Отрывочность и неповествовательность «творческой памяти», выраженные с помощью поэтики выбора, обосновывают фрагментарность письма: такова специфика анонимно наблюдающего сознания. Для автора «Записных книжек» откровенность сомнительна не только из-за повсеместности социального заказа в 1930-е, как это следует из размышлений о литературной карьере после выхода «Агентства Пинкертона». В приведенных выше цитатах Гинзбург говорит о своей погруженности в авторефлексию, исключающую и руссоистскую исповедальность, и экзистенциальное проживание ситуации. В отличие от своих любимых авторов (Пруста, Паскаля, Монтеня) Гинзбург достаточно равнодушна к сюжету «обретения себя», «познания себя». В 1920–1930-е она занимается поздним романтизмом (Лермонтов, Веневитинов, Вяземский, Бенедиктов), помимо разработок психологизма, историзма и социальной проблематики романа особенный интерес уделяя «негативной рефлексии»[1002]. Разочарованное последекабристское поколение отрицательно относится к «анализу внутреннего мира». Возможно, литератор 1830–1840-х был прототипом анонимного наблюдателя за советской утопией в 1930-е годы.
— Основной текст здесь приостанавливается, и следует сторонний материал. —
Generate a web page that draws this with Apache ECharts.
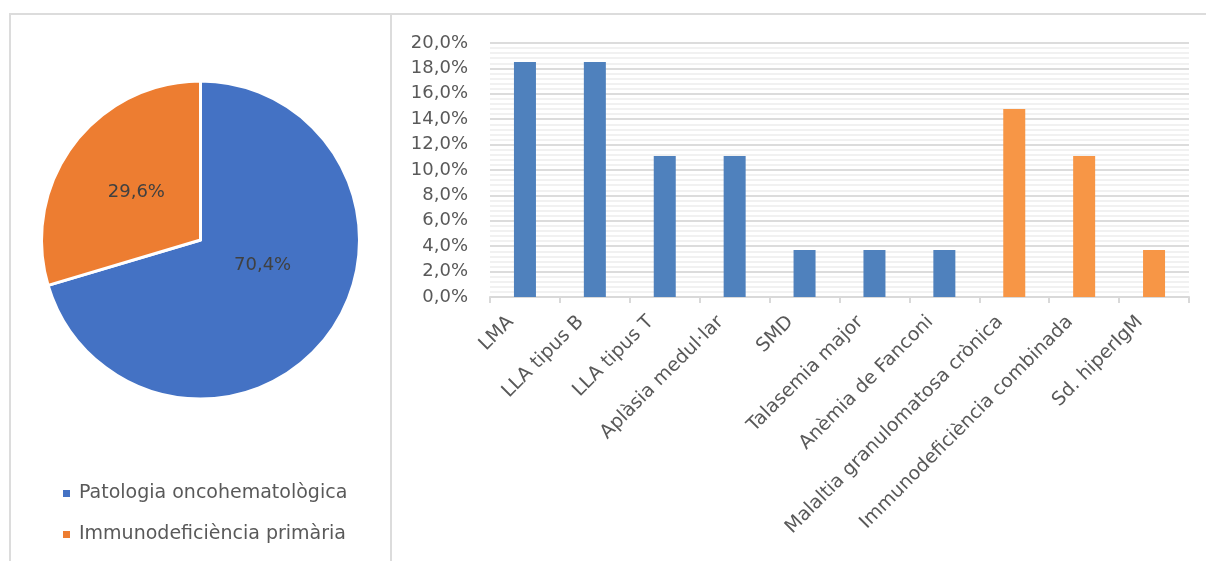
<!DOCTYPE html>
<html>
<head>
<meta charset="utf-8">
<script src="https://cdn.jsdelivr.net/npm/echarts@6/dist/echarts.min.js"></script>
<style>
html,body{margin:0;padding:0;background:#fff;}
#c{width:1206px;height:561px;}
</style>
</head>
<body>
<div id="c"></div>
<script>
// ---- data ----
const pieNames = ['Patologia oncohematològica', 'Immunodeficiència primària'];
const pieValues = [70.4, 29.6];

const categories = ['LMA', 'LLA tipus B', 'LLA tipus T', 'Aplàsia medul·lar', 'SMD', 'Talasemia major', 'Anèmia de Fanconi', 'Malaltia granulomatosa crònica', 'Immunodeficiència combinada', 'Sd. hiperIgM'];
const barValues = [18.5, 18.5, 11.1, 11.1, 3.7, 3.7, 3.7, 14.8, 11.1, 3.7];
const barGroup = [0, 0, 0, 0, 0, 0, 0, 1, 1, 1];

const yMin = 0, yMax = 20, yStep = 2;

// ---- styles ----
const pieColors = ['#4472C4', '#ED7D31'];
const barColors = ['#4F81BD', '#F79646'];
const FONT = 'DejaVu Sans';
const textColor = '#595959';
const borderColor = '#dcdcdc';

const fmtPct = v => v.toFixed(1).replace('.', ',') + '%';

const chart = echarts.init(document.getElementById('c'), null, {renderer: 'canvas'});

const pieLabelOffsets = [[-4, -24], [2, 2]];

chart.setOption({
  animation: false,
  backgroundColor: '#fff',
  textStyle: {fontFamily: FONT},
  graphic: [
    {type: 'polyline', shape: {points: [[10, 600], [10, 14], [1206, 14]]}, style: {fill: 'none', stroke: borderColor, lineWidth: 2}, silent: true},
    {type: 'line', shape: {x1: 391, y1: 14, x2: 391, y2: 600}, style: {stroke: borderColor, lineWidth: 2}, silent: true}
  ],
  legend: {
    data: pieNames,
    orient: 'vertical',
    left: 56,
    top: 479,
    itemWidth: 9,
    itemHeight: 9,
    itemGap: 22,
    icon: 'rect',
    textStyle: {fontFamily: FONT, fontSize: 19, color: textColor, padding: [0, 0, 0, 3]}
  },
  grid: {left: 490, right: 17, top: 43, bottom: 264, containLabel: false},
  xAxis: {
    type: 'category',
    data: categories,
    axisLine: {lineStyle: {color: '#d9d9d9', width: 2}},
    axisTick: {show: true, length: 6, lineStyle: {color: '#d9d9d9', width: 2}},
    axisLabel: {rotate: 45, fontFamily: FONT, fontSize: 19, color: textColor, margin: 8, interval: 0, padding: [0, 20, 0, 0]}
  },
  yAxis: {
    type: 'value',
    min: yMin, max: yMax, interval: yStep,
    axisLine: {show: false},
    axisTick: {show: false},
    axisLabel: {formatter: fmtPct, fontFamily: FONT, fontSize: 18, color: textColor, margin: 22},
    splitLine: {lineStyle: {color: '#dcdcdc', width: 2}},
    minorTick: {show: false, splitNumber: 5},
    minorSplitLine: {show: true, lineStyle: {color: '#f1f1f1', width: 2}}
  },
  series: [
    {
      type: 'pie',
      center: [200.5, 240],
      radius: [0, 159],
      startAngle: 90,
      clockwise: true,
      itemStyle: {borderColor: '#fff', borderWidth: 3},
      label: {position: 'inside', formatter: p => fmtPct(p.value), fontFamily: FONT, fontSize: 18, color: '#404040'},
      labelLine: {show: false},
      emphasis: {disabled: true},
      data: pieNames.map((n, i) => ({name: n, value: pieValues[i], itemStyle: {color: pieColors[i]}, label: {offset: pieLabelOffsets[i]}}))
    },
    {
      type: 'bar',
      barWidth: 22,
      data: barValues.map((v, i) => ({value: v, itemStyle: {color: barColors[barGroup[i]]}}))
    }
  ]
});
</script>
</body>
</html>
Гинзбург интересует «внешний» социальный или исторический человек, а также рациональность механики и процесса сознания, наблюдающего историю.
Умственная деятельность может механизироваться, стать бессознательной в такой же мере, как физическая. <…> Это случается, когда пишешь слишком много и непрерывно. Под конец умственная деятельность, целиком вложенная в очередную работу, перестает доходить до сознания. Сохранив полностью способность к расчленению материала и частным обобщениям, человек теряет высшую интеллектуальную способность к осознанию своей жизни и работы со стороны. Ту художническую способность узнавания и интеллектуального переживания мира, которая одна только выводит вещи из механической пустоты не осознавшего себя существования. <…> Умственная работа подлежит осознанию, как всякая другая (1930)[1003].
Запись, не опубликованная при жизни:
Мне дороги не вещи, а концепции вещей, процессы осознания (вот почему для меня самый важный писатель — Пруст). Все неосознанное для меня бессмысленно. Бессмысленно наслаждаться стихами, не понимая, чем и почему они хороши. <…> Отсюда прямой ход: от вещи к мысли, от мысли к слову <…> (1930)[1004].
Самосознание для Гинзбург — наблюдение над процессом сознания, сохраняющее анонимность субъекта. Именно такое письмо, по ее мнению, наиболее актуально для современной литературы. Изображение душевной жизни героя в романе XIX века воспринимается как условность, «достоевщина» неприемлема. Мемуары, в ее представлениях, умерщвляют переживание времени.